• _Brief_
Copy out every line in which the string "chart" occurs.

• _Data_
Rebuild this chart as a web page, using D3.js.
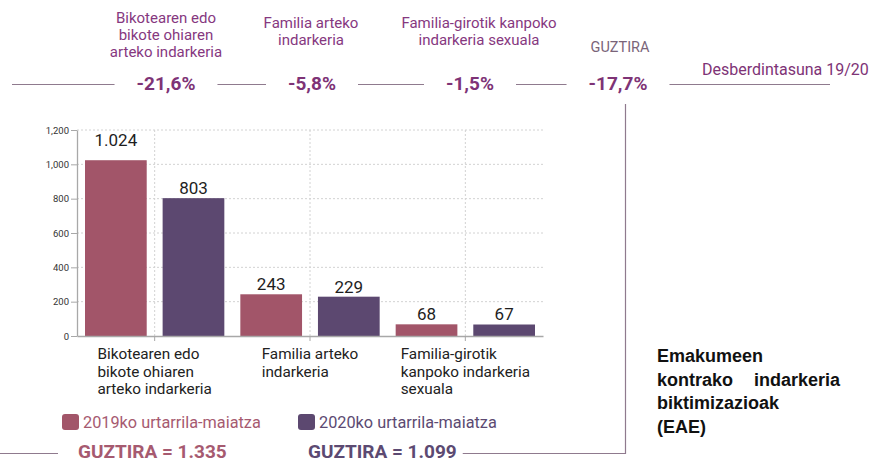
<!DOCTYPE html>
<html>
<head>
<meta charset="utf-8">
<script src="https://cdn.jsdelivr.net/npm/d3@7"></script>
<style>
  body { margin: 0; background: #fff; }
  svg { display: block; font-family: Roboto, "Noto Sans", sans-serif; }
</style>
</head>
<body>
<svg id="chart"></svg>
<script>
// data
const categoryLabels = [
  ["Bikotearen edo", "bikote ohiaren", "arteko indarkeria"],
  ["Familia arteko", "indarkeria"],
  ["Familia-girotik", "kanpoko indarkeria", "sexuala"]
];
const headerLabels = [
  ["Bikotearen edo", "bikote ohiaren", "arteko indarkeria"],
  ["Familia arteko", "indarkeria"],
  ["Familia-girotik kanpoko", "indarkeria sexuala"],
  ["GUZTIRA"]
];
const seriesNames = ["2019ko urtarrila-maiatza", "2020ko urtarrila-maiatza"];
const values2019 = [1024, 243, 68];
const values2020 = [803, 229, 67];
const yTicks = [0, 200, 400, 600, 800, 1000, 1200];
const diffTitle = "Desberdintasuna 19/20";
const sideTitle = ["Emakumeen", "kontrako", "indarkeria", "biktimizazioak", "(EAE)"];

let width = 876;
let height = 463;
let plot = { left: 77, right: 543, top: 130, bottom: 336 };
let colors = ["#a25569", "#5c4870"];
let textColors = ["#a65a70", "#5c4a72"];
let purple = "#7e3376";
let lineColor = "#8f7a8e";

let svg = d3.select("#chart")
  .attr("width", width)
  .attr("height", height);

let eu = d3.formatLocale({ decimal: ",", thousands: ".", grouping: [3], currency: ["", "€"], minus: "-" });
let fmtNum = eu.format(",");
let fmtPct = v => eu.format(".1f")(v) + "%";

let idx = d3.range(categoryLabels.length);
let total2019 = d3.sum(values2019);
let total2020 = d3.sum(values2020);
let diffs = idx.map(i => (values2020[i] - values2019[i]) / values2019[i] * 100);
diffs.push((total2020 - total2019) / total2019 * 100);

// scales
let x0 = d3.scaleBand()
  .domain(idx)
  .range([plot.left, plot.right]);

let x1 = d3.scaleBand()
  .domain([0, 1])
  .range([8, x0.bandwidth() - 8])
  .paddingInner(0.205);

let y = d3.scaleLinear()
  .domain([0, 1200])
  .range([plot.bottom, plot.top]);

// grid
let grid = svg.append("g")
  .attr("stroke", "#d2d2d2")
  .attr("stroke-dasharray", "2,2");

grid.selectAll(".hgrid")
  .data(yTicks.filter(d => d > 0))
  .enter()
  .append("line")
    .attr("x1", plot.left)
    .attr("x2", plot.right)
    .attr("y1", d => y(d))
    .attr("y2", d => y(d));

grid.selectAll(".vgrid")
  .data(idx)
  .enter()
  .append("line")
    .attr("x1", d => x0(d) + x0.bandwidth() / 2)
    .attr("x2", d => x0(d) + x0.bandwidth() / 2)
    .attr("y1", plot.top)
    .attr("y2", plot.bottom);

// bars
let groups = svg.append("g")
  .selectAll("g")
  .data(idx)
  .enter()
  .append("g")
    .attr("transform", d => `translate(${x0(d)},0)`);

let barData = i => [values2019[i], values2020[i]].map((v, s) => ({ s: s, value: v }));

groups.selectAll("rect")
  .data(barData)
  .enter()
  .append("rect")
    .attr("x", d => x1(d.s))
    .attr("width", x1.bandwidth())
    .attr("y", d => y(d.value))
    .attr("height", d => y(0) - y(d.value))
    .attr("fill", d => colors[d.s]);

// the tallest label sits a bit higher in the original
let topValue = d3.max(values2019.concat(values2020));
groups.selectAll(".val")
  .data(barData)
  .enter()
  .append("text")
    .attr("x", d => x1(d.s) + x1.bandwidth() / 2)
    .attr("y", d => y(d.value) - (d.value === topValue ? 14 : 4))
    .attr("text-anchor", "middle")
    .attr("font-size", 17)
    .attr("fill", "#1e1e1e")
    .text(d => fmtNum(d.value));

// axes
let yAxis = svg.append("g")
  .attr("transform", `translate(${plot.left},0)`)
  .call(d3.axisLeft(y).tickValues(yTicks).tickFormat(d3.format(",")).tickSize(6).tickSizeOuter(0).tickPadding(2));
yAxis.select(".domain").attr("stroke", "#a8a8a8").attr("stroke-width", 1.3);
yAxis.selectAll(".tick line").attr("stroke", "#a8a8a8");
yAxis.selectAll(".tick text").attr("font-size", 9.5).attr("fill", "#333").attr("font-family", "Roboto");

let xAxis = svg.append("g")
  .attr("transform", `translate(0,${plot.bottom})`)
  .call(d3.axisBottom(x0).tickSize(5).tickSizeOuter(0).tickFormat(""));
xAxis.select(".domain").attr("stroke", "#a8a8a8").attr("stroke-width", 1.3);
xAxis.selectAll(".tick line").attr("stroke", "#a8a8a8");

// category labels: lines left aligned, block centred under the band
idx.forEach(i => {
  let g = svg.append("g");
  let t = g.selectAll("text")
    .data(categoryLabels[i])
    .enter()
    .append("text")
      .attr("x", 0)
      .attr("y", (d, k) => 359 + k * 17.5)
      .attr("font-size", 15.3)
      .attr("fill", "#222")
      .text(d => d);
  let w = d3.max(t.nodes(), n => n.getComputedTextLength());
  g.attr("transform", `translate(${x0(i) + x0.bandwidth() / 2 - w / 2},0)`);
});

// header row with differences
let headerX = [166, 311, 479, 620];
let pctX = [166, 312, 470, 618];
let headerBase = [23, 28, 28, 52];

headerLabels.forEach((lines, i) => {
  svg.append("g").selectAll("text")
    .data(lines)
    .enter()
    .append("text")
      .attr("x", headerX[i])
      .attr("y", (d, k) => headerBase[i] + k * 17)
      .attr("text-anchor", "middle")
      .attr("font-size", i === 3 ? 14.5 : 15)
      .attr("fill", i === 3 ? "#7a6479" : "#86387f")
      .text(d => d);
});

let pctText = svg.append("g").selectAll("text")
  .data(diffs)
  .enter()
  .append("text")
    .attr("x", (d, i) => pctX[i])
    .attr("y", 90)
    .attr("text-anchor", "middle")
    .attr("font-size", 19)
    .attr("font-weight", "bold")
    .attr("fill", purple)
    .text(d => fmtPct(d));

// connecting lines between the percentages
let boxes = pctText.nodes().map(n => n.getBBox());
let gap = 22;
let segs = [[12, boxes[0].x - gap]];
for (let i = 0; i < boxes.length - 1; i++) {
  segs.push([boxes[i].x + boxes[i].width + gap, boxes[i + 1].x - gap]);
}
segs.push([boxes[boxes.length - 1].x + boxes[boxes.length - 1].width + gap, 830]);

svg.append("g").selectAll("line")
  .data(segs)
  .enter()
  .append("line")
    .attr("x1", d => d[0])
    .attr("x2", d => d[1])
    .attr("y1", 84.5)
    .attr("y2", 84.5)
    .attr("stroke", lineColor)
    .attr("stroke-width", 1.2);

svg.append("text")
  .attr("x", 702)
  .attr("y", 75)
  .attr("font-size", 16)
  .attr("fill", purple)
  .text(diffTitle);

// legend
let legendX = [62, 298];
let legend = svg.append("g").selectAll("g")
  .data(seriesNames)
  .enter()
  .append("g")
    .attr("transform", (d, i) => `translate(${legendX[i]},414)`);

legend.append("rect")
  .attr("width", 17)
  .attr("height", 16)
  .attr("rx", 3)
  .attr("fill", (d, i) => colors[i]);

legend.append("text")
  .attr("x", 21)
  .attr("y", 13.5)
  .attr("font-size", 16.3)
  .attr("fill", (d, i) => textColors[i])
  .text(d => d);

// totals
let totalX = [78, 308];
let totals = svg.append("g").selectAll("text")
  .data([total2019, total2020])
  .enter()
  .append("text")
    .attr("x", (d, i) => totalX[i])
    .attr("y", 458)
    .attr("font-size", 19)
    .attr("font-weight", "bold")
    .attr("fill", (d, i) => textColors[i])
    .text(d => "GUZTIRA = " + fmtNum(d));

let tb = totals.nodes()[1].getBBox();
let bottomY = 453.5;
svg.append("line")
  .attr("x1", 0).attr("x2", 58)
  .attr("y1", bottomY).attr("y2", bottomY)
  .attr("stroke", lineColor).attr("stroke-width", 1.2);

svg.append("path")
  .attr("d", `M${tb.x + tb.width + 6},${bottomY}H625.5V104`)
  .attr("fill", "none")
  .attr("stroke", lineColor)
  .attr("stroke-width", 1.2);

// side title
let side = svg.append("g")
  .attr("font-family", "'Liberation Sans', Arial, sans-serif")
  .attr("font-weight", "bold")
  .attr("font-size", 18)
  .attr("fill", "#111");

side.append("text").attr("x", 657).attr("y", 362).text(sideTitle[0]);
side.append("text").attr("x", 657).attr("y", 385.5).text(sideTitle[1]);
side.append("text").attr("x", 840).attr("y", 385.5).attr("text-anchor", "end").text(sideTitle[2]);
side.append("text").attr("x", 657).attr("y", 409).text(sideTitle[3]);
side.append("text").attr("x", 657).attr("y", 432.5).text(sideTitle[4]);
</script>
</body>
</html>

• _Response_
Rebuild this chart as a web page, using D3.js.
<svg id="chart"></svg>
let svg = d3.select("#chart")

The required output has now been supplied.